--- BEGIN Record set ---

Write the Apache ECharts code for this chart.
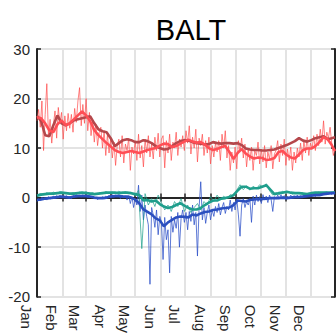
<!DOCTYPE html>
<html><head><meta charset="utf-8">
<script src="https://cdn.jsdelivr.net/npm/echarts@6/dist/echarts.min.js"></script>
<style>html,body{margin:0;padding:0;background:#fff}#c{width:336px;height:336px}</style>
</head><body><div id="c"></div>
<script>
const monthNames = ['Jan','Feb','Mar','Apr','May','Jun','Jul','Aug','Sep','Oct','Nov','Dec'];
const monthDays = [31,28,31,30,31,30,31,31,30,31,30,31];
const yTicks = [-20,-10,0,10,20,30];
const titleText = 'BALT';

// smoothed series sampled every 5 days (day index of year)
const smoothDays = [0,5,10,15,20,25,30,35,40,45,50,55,60,65,70,75,80,85,90,95,100,105,110,115,120,125,130,135,140,145,150,155,160,165,170,175,180,185,190,195,200,205,210,215,220,225,230,235,240,245,250,255,260,265,270,275,280,285,290,295,300,305,310,315,320,325,330,335,340,345,350,355,360,364];
const redSmooth = [16.2,16.0,15.0,13.6,13.2,14.8,15.6,14.6,15.0,15.8,16.6,17.4,16.6,15.4,13.6,12.6,11.8,11.0,10.3,9.6,9.2,9.0,9.2,9.4,9.2,9.0,9.3,9.6,9.8,10.0,10.5,10.9,10.8,10.2,10.4,10.9,11.3,11.7,11.3,11.1,11.2,10.7,10.0,9.6,9.8,10.2,10.4,9.2,7.8,9.0,9.8,8.9,8.3,7.9,8.1,8.0,7.6,7.7,8.0,9.2,9.4,8.6,8.1,7.9,8.7,9.6,9.9,9.9,10.4,11.2,12.2,11.8,10.6,9.4];
const brownSmooth = [16.5,15.5,12.6,12.4,14.6,16.6,15.0,14.6,15.0,15.6,15.8,16.0,16.2,16.4,15.0,13.8,13.4,13.2,12.0,10.4,11.0,11.6,11.8,11.6,11.2,11.2,11.6,11.4,11.0,10.4,10.0,9.7,9.8,10.4,11.0,11.4,11.6,11.5,11.2,11.0,10.9,10.7,10.8,11.2,11.0,10.9,11.0,11.0,10.9,11.0,10.6,9.9,9.7,9.6,9.6,9.5,9.5,9.6,9.7,10.0,10.3,10.6,11.0,11.4,12.0,11.5,11.3,11.6,12.0,12.2,12.4,11.8,12.0,12.2];
const blueSmooth = [-0.5,-0.4,-0.2,-0.1,0.0,0.1,0.2,0.1,0.0,0.2,0.3,0.3,0.3,0.2,0.0,-0.1,-0.1,0.0,0.2,0.3,0.3,0.2,0.2,0.0,-0.4,-1.2,-2.4,-2.9,-3.4,-4.2,-4.6,-5.8,-5.0,-4.5,-4.0,-3.8,-3.9,-4.0,-3.4,-3.6,-3.2,-2.9,-2.8,-2.5,-2.4,-2.2,-2.1,-2.0,-1.5,-0.6,-0.7,-0.8,-0.5,-0.4,-0.3,-0.3,-0.2,-0.1,-0.1,-0.1,0.0,-0.1,0.0,0.1,0.1,0.2,0.3,0.4,0.5,0.5,0.7,0.8,0.9,0.9];
const tealSmooth = [0.4,0.6,0.7,0.8,0.8,0.9,1.0,0.9,0.8,0.8,0.9,1.0,0.9,0.8,0.7,0.8,0.9,1.0,1.0,1.0,0.9,1.0,1.0,0.9,0.7,0.5,-0.6,-0.5,-0.8,-0.6,-1.3,-1.8,-2.1,-1.9,-1.5,-1.1,-1.6,-2.1,-2.4,-2.4,-2.1,-1.5,-1.0,-0.6,-0.6,-0.2,-0.1,0.1,0.5,1.4,2.2,2.2,1.8,1.9,1.9,2.2,2.5,1.6,0.7,0.9,1.0,1.2,1.0,0.9,0.9,0.8,0.7,0.9,1.0,1.0,1.0,1.0,1.0,1.0];

// daily-ish raw series sampled every 2 days (red, blue) and 4 days (teal)
const rawStepRB = 2;
const redRaw = [15.5,17.8,14.2,19.5,9.5,16.8,23.0,12.5,15.8,11.0,
14.6,17.5,12.0,18.2,15.0,17.2,11.8,16.5,13.5,17.0,
14.0,16.8,13.2,18.0,15.2,19.5,22.2,14.5,18.8,15.0,
20.0,13.5,17.2,12.5,15.5,11.2,14.8,10.5,13.2,14.2,
10.0,13.5,8.5,12.8,9.0,11.8,8.0,11.2,6.5,10.5,
11.8,8.2,12.5,7.0,10.8,9.5,12.0,5.5,10.2,8.8,
11.5,7.5,12.8,8.0,10.5,6.2,11.8,9.0,12.5,8.2,
10.8,7.8,12.2,9.5,13.0,8.2,11.8,12.5,6.0,11.5,
9.0,12.8,7.5,11.2,10.0,13.2,8.5,11.8,10.2,12.5,
9.5,13.5,11.0,14.5,8.8,12.2,10.0,13.8,7.2,12.0,
10.5,12.8,8.5,11.5,9.0,12.2,6.8,10.5,8.2,11.0,
9.2,11.5,7.5,12.8,10.0,13.5,8.0,10.5,5.5,9.2,
7.0,10.2,5.8,11.5,9.5,12.0,8.0,10.8,6.2,9.8,
7.5,10.2,5.5,9.5,8.5,11.2,6.8,9.8,7.2,10.5,
6.0,9.2,7.8,10.5,5.8,8.8,9.5,11.5,7.2,10.8,
8.5,11.8,6.5,9.8,7.5,10.2,5.5,9.2,7.0,10.0,
8.2,11.0,7.5,11.5,9.0,12.2,8.5,11.0,9.8,12.5,
9.5,12.8,10.5,13.8,11.2,15.5,10.8,13.2,12.0,14.2,
11.0,8.5,9.8];
const blueRaw = [-0.8,-0.2,-0.6,0.1,-0.4,-0.1,-0.5,0.2,-0.3,0.0,
0.3,-0.2,0.4,0.0,0.5,0.1,0.3,-0.1,0.4,0.0,
0.2,-0.2,0.4,0.1,0.6,0.2,0.5,0.1,0.6,0.2,
0.5,0.0,0.4,-0.1,0.2,-0.3,0.1,-0.4,0.0,-0.2,
0.2,-0.3,0.3,0.0,0.5,0.1,0.6,0.0,0.5,0.2,
0.6,-0.2,0.5,0.0,0.3,-0.5,0.4,-1.2,0.2,-2.0,
-0.3,-1.5,2.5,-2.8,0.5,-4.5,-1.5,-3.8,-5.5,-17.5,
-2.0,-3.5,-6.0,-2.5,-7.5,-3.8,-5.0,-12.5,-4.0,-8.5,
-6.5,-15.2,-3.8,-7.0,-4.5,-6.2,-3.0,-10.0,-4.2,-2.5,
-5.0,-3.0,-6.5,-2.8,-4.8,-1.5,-5.5,-3.0,-11.8,-2.0,
3.2,-4.5,-2.0,-5.2,-3.0,-1.5,-4.5,-2.5,-3.8,-1.8,
-3.0,-1.2,-3.5,-2.0,-1.0,-3.2,-1.8,-2.5,-0.5,-2.8,
-1.0,-2.5,-0.3,-3.5,-7.8,-1.5,-0.2,-2.0,-0.8,-1.5,
-0.2,-5.0,0.3,-1.5,0.5,-0.8,0.2,-1.2,0.6,-0.5,
0.3,-1.0,0.5,-0.4,-2.8,0.2,-0.3,0.5,-0.2,0.6,
-0.1,0.4,-0.4,0.3,-0.2,0.5,-0.1,0.4,0.0,0.5,
0.0,0.4,-0.1,0.5,0.1,0.6,0.2,0.7,0.3,0.8,
0.2,0.9,0.4,1.0,0.5,1.1,0.6,1.2,0.7,1.1,
0.6,1.2,0.8];
const rawStepT = 4;
const tealRaw = [0.5,0.8,0.6,1.0,0.7,1.1,0.8,1.2,0.9,1.0,
0.7,1.0,0.8,1.1,0.9,1.2,0.8,1.0,0.6,0.9,
0.8,1.2,0.9,1.1,0.8,1.3,0.9,1.2,0.8,1.0,
0.4,1.5,-10.3,0.8,-1.5,-0.2,-1.8,0.5,-1.0,-2.5,
-1.5,-2.8,-0.8,-1.8,-0.2,-2.8,-1.5,-3.0,-2.0,-1.2,
-2.5,-0.8,-1.5,0.2,-0.8,0.5,-0.5,0.3,-0.2,0.6,
0.3,1.5,2.6,1.6,2.4,1.5,2.3,1.8,2.6,2.1,
2.8,1.4,0.5,1.0,0.6,1.3,0.9,1.1,0.7,1.0,
0.8,1.0,0.6,0.9,1.0,0.8,1.1,0.9,1.1,1.0,
0.9,1.1];

// ---- build library structures ----
const categories = [];
const monthStarts = [];
monthNames.forEach((m, i) => {
  monthStarts.push(categories.length);
  for (let d = 1; d <= monthDays[i]; d++) categories.push(m + ' ' + d);
});
const lastIdx = categories.length - 1;
const pairsStep = (arr, step) => arr.map((v, i) => [Math.min(i * step, lastIdx), v]);
const pairsDays = (days, arr) => arr.map((v, i) => [days[i], v]);
const isMonthStart = (i) => monthStarts.indexOf(i) >= 0;

const FONT = '"Liberation Sans", Arial, Helvetica, sans-serif';
const AX = '#262626';
const GRID = '#e3e3e3';

function lineSeries(name, data, color, width, z) {
  return {name, type: 'line', data, xAxisIndex: 0, yAxisIndex: 0, showSymbol: false, symbol: 'none',
    lineStyle: {color, width}, z, silent: true, animation: false};
}

const chart = echarts.init(document.getElementById('c'), null, {renderer: 'svg'});
chart.setOption({
  animation: false,
  title: {text: titleText, left: 186, top: 10, textAlign: 'center',
    textStyle: {fontFamily: FONT, fontSize: 29, fontWeight: 'normal', color: '#000'}},
  grid: {left: 37, right: 1, top: 49, bottom: 39, containLabel: false},
  xAxis: [
    {type: 'category', data: categories, boundaryGap: false, position: 'bottom',
      axisLine: {show: true, lineStyle: {color: AX, width: 2}},
      axisTick: {show: true, inside: true, length: 4, interval: isMonthStart, lineStyle: {color: AX, width: 1.5}},
      axisLabel: {show: true, interval: isMonthStart, rotate: -90, margin: 8, verticalAlign: 'top',
        padding: [3, 0, 0, 0],
        formatter: v => v.split(' ')[0], fontFamily: FONT, fontSize: 15, color: '#262626'},
      splitLine: {show: true, interval: isMonthStart, lineStyle: {color: GRID, width: 2}}},
    {type: 'category', data: categories, boundaryGap: false, position: 'top',
      axisLine: {show: true, lineStyle: {color: AX, width: 2}},
      axisTick: {show: true, inside: true, length: 4, interval: isMonthStart, lineStyle: {color: AX, width: 1.5}},
      axisLabel: {show: false}, splitLine: {show: false}}
  ],
  yAxis: [
    {type: 'value', min: yTicks[0], max: yTicks[yTicks.length - 1], interval: 10, position: 'left',
      axisLine: {show: true, lineStyle: {color: AX, width: 2}},
      axisTick: {show: true, inside: true, length: 4, lineStyle: {color: AX, width: 1.5}},
      axisLabel: {show: true, margin: 7, fontFamily: FONT, fontSize: 15, color: '#262626'},
      splitLine: {show: true, lineStyle: {color: GRID, width: 2}}},
    {type: 'value', min: yTicks[0], max: yTicks[yTicks.length - 1], interval: 10, position: 'right',
      axisLine: {show: true, lineStyle: {color: AX, width: 2}},
      axisTick: {show: true, inside: true, length: 4, lineStyle: {color: AX, width: 1.5}},
      axisLabel: {show: false}, splitLine: {show: false}}
  ],
  series: [
    lineSeries('red raw', pairsStep(redRaw, rawStepRB), 'rgba(255,70,70,0.75)', 0.9, 2),
    lineSeries('red alt', pairsDays(smoothDays, brownSmooth), '#b5474b', 2.6, 3),
    lineSeries('red smooth', pairsDays(smoothDays, redSmooth), '#ff4e55', 2.6, 4),
    lineSeries('blue raw', pairsStep(blueRaw, rawStepRB), 'rgba(45,80,200,0.85)', 0.9, 2),
    lineSeries('teal raw', pairsStep(tealRaw, rawStepT), 'rgba(30,160,140,0.8)', 0.9, 3),
    lineSeries('teal smooth', pairsDays(smoothDays, tealSmooth), '#1f9e8c', 2.6, 4),
    lineSeries('blue smooth', pairsDays(smoothDays, blueSmooth), '#2b4fbf', 2.6, 5)
  ]
});
</script></body></html>
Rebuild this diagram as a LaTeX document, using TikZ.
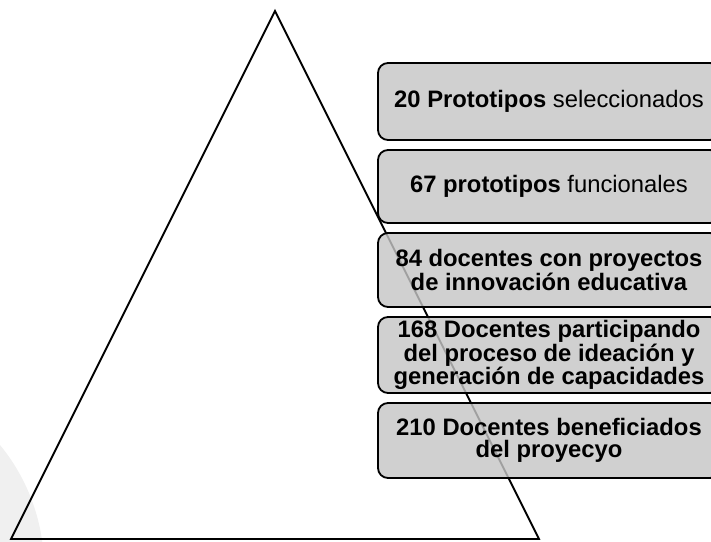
\documentclass[tikz,border=0pt]{standalone}
\usepackage{fontspec}
\setmainfont{Liberation Sans}
\usepackage{tikz}
\usetikzlibrary{positioning}
\definecolor{boxgray}{RGB}{197,197,197}
\definecolor{wmgray}{RGB}{240,240,240}

\begin{document}
\begin{tikzpicture}[x=1pt,y=-1pt]
\tikzstyle{level}=[rectangle, draw=black, line width=1.8pt, rounded corners=10pt, fill=boxgray, fill opacity=0.81, text opacity=1, text=black, minimum width=342pt, inner sep=0pt, align=center, font=\fontsize{23.8}{22}\selectfont]
\tikzstyle{pyr}=[line width=1.8pt, draw=black, line join=miter]

	\clip (0,0) rectangle (711,541);
	\fill[wmgray] (-150,568) circle (194);

	\coordinate (apex) at (275,11);
	\coordinate (baseL) at (11,539);
	\coordinate (baseR) at (539,539);
	\draw[pyr] (apex) -- (baseL) -- (baseR) -- cycle;

	\node[level, minimum height=77pt] (lvl1) at (549,101.5) []{\textbf{20 Prototipos} seleccionados};
	\node[level, minimum height=73pt] (lvl2) at (549,186.5) []{\textbf{67 prototipos} funcionales};
	\node[level, minimum height=74pt] (lvl3) at (549,270) []{\textbf{84 docentes con proyectos}\\\textbf{de innovación educativa}};
	\node[level, minimum height=76pt] (lvl4) at (549,355) []{\textbf{168 Docentes participando}\\\textbf{del proceso de ideación y}\\\textbf{generación de capacidades}};
	\node[level, minimum height=75pt] (lvl5) at (549,440.5) []{\textbf{210 Docentes beneficiados}\\\textbf{del proyecyo}};

\end{tikzpicture}
\end{document}
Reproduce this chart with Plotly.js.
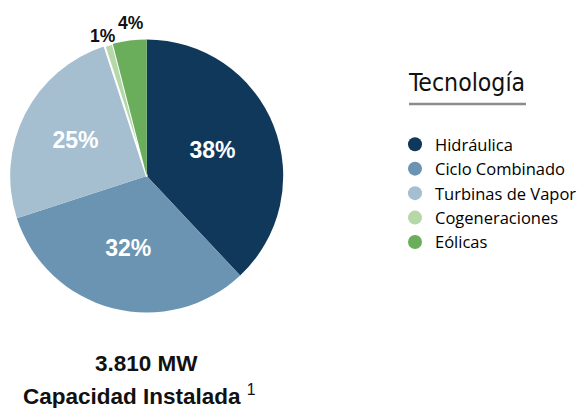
<!DOCTYPE html>
<html><head><meta charset="utf-8">
<script src="https://cdn.plot.ly/plotly-3.0.1.min.js"></script>
<style>html,body{margin:0;padding:0;background:#fff}#chart{width:582px;height:408px}</style>
</head><body><div id="chart"></div>
<script>
const categories = ['Hidráulica', 'Ciclo Combinado', 'Turbinas de Vapor', 'Cogeneraciones', 'Eólicas'];
const shares = [38, 32, 25, 1, 4];
const colors = ['#10385a', '#6a94b1', '#a5bed0', '#b6d7a8', '#6aad5a'];
const legendTitle = 'Tecnología';
const totalLabel = '3.810 MW';
const subtitleLabel = 'Capacidad Instalada';
const footnoteMark = '1';

const pie = {
  type: 'pie', labels: categories, values: shares, sort: false,
  direction: 'clockwise', rotation: 0,
  marker: {colors: colors, line: {color: '#ffffff', width: [0, 0, 0, 2, 0]}},
  texttemplate: '%{percent:.0%}',
  textposition: ['inside', 'inside', 'inside', 'none', 'none'],
  insidetextorientation: 'horizontal',
  insidetextfont: {family: 'Liberation Sans, Arial, sans-serif', size: 23, color: '#ffffff', weight: 'bold'},
  domain: {x: [0.01753, 0.4866], y: [0.2341, 0.9032]},
  showlegend: false, hoverinfo: 'none'
};

const legendTraces = categories.map((c, i) => ({
  type: 'scatter', mode: 'markers', x: [null], y: [null], name: c,
  marker: {color: colors[i], size: 14, symbol: 'circle'}, hoverinfo: 'none'
}));

const smallLabelFont = {family: 'Liberation Sans, Arial, sans-serif', size: 17.5, color: '#111111', weight: 'bold'};

const layout = {
  width: 582, height: 408,
  margin: {l: 0, r: 0, t: 0, b: 0},
  paper_bgcolor: '#ffffff', plot_bgcolor: '#ffffff',
  xaxis: {visible: false}, yaxis: {visible: false},
  showlegend: true,
  legend: {
    x: 395 / 582, xanchor: 'left', y: 1 - 127 / 408, yanchor: 'top',
    font: {family: 'Open Sans, sans-serif', size: 16.5, color: '#000000'},
    bgcolor: 'rgba(0,0,0,0)', borderwidth: 0, tracegroupgap: 0
  },
  annotations: [
    {xref: 'paper', yref: 'paper', x: 406 / 582, y: 1 - 83 / 408, xanchor: 'left', yanchor: 'middle',
     text: legendTitle, showarrow: false,
     font: {family: 'Liberation Sans Narrow, DejaVu Sans Condensed, sans-serif', size: 24.6, color: '#111111'}},
    {xref: 'paper', yref: 'paper', x: 103 / 582, y: 1 - 35.5 / 408, xanchor: 'center', yanchor: 'middle',
     text: Math.round(shares[3]) + '%', showarrow: false, font: smallLabelFont},
    {xref: 'paper', yref: 'paper', x: 130.5 / 582, y: 1 - 23 / 408, xanchor: 'center', yanchor: 'middle',
     text: Math.round(shares[4]) + '%', showarrow: false, font: smallLabelFont},
    {xref: 'paper', yref: 'paper', x: 146 / 582, y: 1 - 363 / 408, xanchor: 'center', yanchor: 'middle',
     text: '<b>' + totalLabel + '</b>', showarrow: false,
     font: {family: 'Liberation Sans, Arial, sans-serif', size: 22.5, color: '#111111'}},
    {xref: 'paper', yref: 'paper', x: 139 / 582, y: 1 - 395 / 408, xanchor: 'center', yanchor: 'middle',
     text: '<b>' + subtitleLabel + '</b> <sup>' + footnoteMark + '</sup>', showarrow: false,
     font: {family: 'Liberation Sans, Arial, sans-serif', size: 22.5, color: '#111111'}}
  ],
  shapes: [
    {type: 'line', xref: 'paper', yref: 'paper', x0: 409 / 582, x1: 526 / 582,
     y0: 1 - 104 / 408, y1: 1 - 104 / 408, line: {color: '#8c8c8c', width: 2.5}}
  ]
};

Plotly.newPlot('chart', [pie].concat(legendTraces), layout, {displayModeBar: false, staticPlot: true});
</script>
</body></html>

--- END Record set ---

• [The task]: Exactly the lines from the one with "Reproduce this chart with Plotly.js." through the one with "const footnoteMark = '1';" are to be reproduced, and no pictures with them.

• [Problem solution]:
Reproduce this chart with Plotly.js.
<!DOCTYPE html>
<html><head><meta charset="utf-8">
<script src="https://cdn.plot.ly/plotly-3.0.1.min.js"></script>
<style>html,body{margin:0;padding:0;background:#fff}#chart{width:582px;height:408px}</style>
</head><body><div id="chart"></div>
<script>
const categories = ['Hidráulica', 'Ciclo Combinado', 'Turbinas de Vapor', 'Cogeneraciones', 'Eólicas'];
const shares = [38, 32, 25, 1, 4];
const colors = ['#10385a', '#6a94b1', '#a5bed0', '#b6d7a8', '#6aad5a'];
const legendTitle = 'Tecnología';
const totalLabel = '3.810 MW';
const subtitleLabel = 'Capacidad Instalada';
const footnoteMark = '1';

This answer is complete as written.